More anime
than ever, more audience than ever, more titles, more platforms, more
everything. And yet, several of the industry's biggest companies are closing
their fiscal reports with deficits or steep declines in profits. If that sounds
contradictory, it's because it is, and it has a name: "boom
without profits." This is exactly how a survey by Imperial Data
Bank describes the current state of the anime production market in Japan.
How you
produce more and earn less at the same time
The problem
has several layers, but the most visible is money. For years, streaming
platforms paid licensing fees that in many cases covered between 80 and
100 percent of production costs. It was a comfortable model: you produced,
you delivered, and the platform absorbed most of the risk. That period, which
the article calls the "delivery bubble," is reaching its limit.
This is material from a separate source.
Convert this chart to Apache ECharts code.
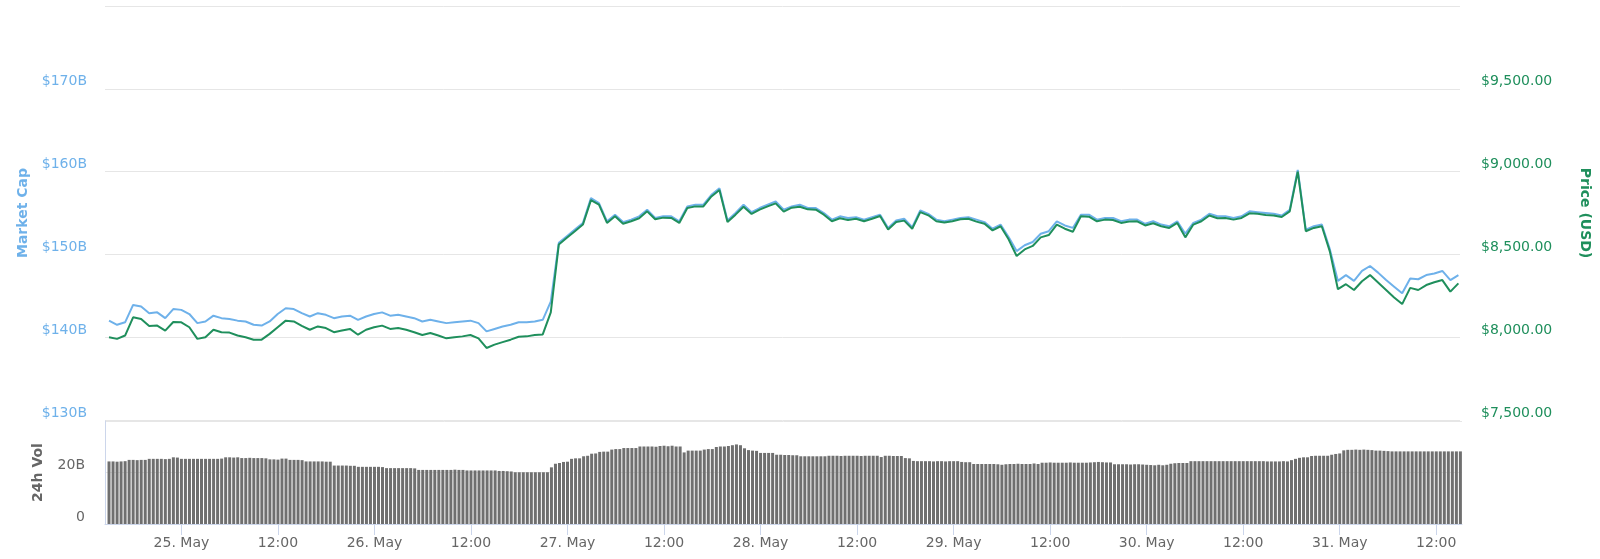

Platforms are no longer raising their rates at the same rate, which means
studios have to recoup rising costs by other means: international sales,
events, physical products. Those who know how to do that well build solid
businesses. Those who do not, see how their point of balance is moving further
and further away.
At the same
time, domestic costs are rising steadily. The shortage of animators is real,
outsourcing is becoming more expensive, and companies like Kadokawa accumulated
significant goodwill after acquiring studios such as ENGI, Kinema Citrus and
Video Kobo, which raised their profitability threshold per project. Japan's
Ministry of Economy, Trade and Industry has already noted that the amount of
anime production has reached the limit of the sector's current capacity. In
other words: the industry is producing as much as it can, and that is
not enough to make the numbers add up.
The
negative results are not from minor studies. Kadokawa, Pony Canyon,
anime divisions of the TBS Group, and ABC Animation reported difficult
results. Studio KAI, responsible for the third season of Uma Musume,
also recorded notable drops. Toho and Toei Animation showed mixed
results. MAPPA's case with Chainsaw Man illustrates
the other extreme: the studio covered the production costs out of its own
pocket to keep the rights and build an independent business around the title.
It is a bet that can pay very well or be very expensive.
There's
another factor that the industry has been ignoring for too long: the overproduction
of isekai. Platforms still consider the genre as a reliable generator of
views, but the number of titles available has dispersed the audience so much
that success rates fell noticeably. With too many isekai vying for the same
attention, the traditional media mix model, where anime drives sales of manga,
light novels, and products, becomes much harder to execute. This pressure has
been building for about three years, but the current volume is amplifying it.
The article
warns of a seemingly obvious solution that could make things worse: simply
reducing the amount of production. The argument is that if Japan leaves gaps in
the global market, studios from other countries — such as Korea's
Studio Mir — are perfectly positioned to fill them. The answer is not
to produce less, but to produce better and with smarter distribution and
licensing strategies. Anime as an industry isn't dying, but the period
when producing and selling was almost automatic is definitely over.